Print the listing from its top line through the line containing "xlabels = ['(a)", nothing more, and leave out the pictures.

__COLLECTED DATA__.
_ _ _

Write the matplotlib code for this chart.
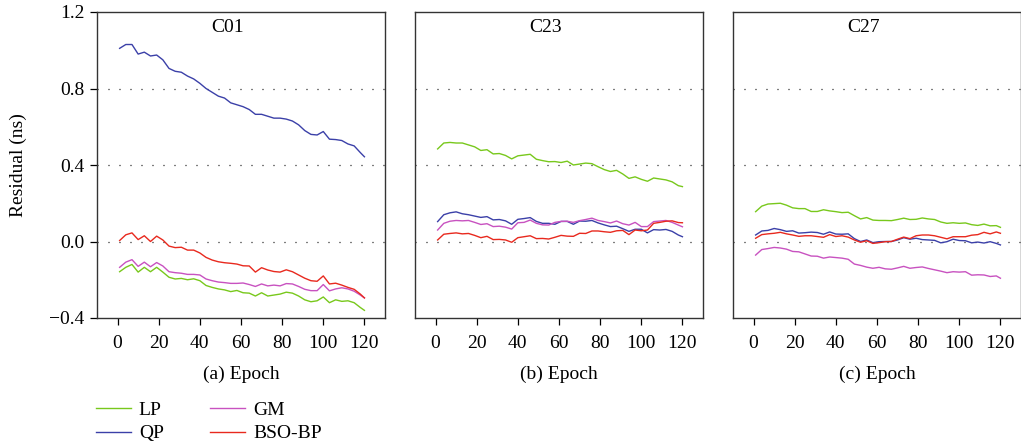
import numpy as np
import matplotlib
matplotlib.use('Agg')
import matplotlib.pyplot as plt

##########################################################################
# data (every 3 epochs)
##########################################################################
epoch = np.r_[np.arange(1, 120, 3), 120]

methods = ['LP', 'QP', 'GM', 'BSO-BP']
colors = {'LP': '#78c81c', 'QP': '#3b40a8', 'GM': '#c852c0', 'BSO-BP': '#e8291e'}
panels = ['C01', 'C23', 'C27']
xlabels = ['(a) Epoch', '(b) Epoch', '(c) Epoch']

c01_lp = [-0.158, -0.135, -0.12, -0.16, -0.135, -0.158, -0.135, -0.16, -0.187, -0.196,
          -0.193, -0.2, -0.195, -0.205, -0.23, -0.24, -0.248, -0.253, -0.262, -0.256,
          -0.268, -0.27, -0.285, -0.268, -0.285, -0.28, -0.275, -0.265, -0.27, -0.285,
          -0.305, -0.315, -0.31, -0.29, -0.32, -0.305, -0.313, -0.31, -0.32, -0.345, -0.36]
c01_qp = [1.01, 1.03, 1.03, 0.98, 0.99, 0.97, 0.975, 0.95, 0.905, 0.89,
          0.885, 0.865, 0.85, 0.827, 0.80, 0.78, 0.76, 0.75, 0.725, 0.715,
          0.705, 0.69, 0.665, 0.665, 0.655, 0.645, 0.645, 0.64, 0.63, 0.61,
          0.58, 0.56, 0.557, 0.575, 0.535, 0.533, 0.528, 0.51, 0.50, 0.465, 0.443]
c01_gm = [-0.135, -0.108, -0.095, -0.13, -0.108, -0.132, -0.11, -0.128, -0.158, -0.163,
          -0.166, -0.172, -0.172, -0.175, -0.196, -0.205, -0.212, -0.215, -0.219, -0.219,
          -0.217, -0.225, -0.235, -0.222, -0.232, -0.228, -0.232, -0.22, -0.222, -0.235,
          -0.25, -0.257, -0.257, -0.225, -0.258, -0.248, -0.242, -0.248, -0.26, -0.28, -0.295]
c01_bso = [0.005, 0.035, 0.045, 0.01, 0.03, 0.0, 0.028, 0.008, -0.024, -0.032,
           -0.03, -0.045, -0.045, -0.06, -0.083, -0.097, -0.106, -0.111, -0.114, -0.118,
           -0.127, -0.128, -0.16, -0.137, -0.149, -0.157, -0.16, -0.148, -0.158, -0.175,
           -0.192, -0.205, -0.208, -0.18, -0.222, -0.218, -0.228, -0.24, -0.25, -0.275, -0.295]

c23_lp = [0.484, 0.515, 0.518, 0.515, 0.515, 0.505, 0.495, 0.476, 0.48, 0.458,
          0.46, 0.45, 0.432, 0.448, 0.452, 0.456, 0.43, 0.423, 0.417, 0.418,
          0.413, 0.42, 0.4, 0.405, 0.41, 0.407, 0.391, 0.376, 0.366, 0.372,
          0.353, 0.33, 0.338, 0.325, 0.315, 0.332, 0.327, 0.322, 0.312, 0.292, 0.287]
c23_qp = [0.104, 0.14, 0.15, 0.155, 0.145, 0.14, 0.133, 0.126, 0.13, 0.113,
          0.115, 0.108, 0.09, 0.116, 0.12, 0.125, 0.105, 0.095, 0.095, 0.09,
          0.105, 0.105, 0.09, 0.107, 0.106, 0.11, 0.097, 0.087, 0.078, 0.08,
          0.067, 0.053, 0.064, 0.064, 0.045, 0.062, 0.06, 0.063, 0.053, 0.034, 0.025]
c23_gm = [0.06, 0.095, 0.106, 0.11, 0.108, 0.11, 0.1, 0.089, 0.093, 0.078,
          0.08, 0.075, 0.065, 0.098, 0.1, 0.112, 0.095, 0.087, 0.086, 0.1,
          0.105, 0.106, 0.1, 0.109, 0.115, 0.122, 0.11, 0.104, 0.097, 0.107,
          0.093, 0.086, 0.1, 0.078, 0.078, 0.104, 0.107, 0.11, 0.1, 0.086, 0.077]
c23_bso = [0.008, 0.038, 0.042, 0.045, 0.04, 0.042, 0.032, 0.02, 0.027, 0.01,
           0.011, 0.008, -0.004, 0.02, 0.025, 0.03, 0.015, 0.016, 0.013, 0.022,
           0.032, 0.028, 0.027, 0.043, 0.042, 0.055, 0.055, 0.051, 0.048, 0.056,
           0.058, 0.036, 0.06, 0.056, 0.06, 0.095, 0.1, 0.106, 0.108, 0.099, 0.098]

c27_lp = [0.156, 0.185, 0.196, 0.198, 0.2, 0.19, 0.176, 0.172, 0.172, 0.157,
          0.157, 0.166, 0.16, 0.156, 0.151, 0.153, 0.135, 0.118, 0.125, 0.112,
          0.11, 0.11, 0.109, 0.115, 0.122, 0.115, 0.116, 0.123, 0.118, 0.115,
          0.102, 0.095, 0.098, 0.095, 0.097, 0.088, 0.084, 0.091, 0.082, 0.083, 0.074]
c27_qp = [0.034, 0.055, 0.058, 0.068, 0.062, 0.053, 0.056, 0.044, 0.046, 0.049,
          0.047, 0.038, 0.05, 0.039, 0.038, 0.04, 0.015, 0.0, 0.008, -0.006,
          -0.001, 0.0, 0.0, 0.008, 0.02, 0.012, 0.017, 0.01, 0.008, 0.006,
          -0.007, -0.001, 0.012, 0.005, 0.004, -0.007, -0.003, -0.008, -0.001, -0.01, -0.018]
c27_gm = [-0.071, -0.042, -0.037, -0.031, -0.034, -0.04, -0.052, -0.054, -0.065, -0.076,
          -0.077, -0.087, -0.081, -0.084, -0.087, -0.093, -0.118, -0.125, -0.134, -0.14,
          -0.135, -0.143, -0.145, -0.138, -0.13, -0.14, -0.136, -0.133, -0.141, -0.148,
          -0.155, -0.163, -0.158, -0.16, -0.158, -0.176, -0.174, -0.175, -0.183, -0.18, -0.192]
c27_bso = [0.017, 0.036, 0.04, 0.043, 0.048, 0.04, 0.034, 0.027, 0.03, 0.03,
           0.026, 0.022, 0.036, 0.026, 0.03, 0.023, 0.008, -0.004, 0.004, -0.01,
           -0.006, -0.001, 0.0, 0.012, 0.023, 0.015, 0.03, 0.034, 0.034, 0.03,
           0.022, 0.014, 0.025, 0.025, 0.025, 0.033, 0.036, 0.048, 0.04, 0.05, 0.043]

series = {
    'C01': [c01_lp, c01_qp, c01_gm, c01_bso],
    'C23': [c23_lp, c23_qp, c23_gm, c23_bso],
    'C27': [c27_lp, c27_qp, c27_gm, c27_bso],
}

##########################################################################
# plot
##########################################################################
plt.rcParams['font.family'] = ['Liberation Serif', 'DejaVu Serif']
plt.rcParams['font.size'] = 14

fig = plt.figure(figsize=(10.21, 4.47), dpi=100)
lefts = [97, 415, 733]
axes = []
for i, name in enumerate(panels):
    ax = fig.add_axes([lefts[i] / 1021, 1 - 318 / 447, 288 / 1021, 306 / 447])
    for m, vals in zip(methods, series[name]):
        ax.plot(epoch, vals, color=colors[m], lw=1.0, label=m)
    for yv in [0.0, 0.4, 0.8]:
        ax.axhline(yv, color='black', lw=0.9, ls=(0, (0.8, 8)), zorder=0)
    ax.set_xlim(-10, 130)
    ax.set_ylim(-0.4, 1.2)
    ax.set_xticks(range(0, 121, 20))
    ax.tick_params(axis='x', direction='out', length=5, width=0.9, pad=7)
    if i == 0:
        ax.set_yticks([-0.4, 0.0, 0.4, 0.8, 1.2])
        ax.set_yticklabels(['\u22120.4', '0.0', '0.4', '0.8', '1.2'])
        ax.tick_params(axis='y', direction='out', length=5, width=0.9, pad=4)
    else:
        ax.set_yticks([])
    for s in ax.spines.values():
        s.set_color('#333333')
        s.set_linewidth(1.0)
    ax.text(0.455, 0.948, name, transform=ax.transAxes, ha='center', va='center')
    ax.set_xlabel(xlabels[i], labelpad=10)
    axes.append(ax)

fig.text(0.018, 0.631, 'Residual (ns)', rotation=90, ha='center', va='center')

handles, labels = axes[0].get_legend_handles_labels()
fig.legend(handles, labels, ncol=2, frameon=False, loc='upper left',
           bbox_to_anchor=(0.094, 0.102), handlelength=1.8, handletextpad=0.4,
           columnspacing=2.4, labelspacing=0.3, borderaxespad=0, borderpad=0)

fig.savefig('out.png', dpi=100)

_ _ _

__EXERCISE RESULT__.
Write the matplotlib code for this chart.
import numpy as np
import matplotlib
matplotlib.use('Agg')
import matplotlib.pyplot as plt

##########################################################################
# data (every 3 epochs)
##########################################################################
epoch = np.r_[np.arange(1, 120, 3), 120]

methods = ['LP', 'QP', 'GM', 'BSO-BP']
colors = {'LP': '#78c81c', 'QP': '#3b40a8', 'GM': '#c852c0', 'BSO-BP': '#e8291e'}
panels = ['C01', 'C23', 'C27']
xlabels = ['(a) Epoch', '(b) Epoch', '(c) Epoch']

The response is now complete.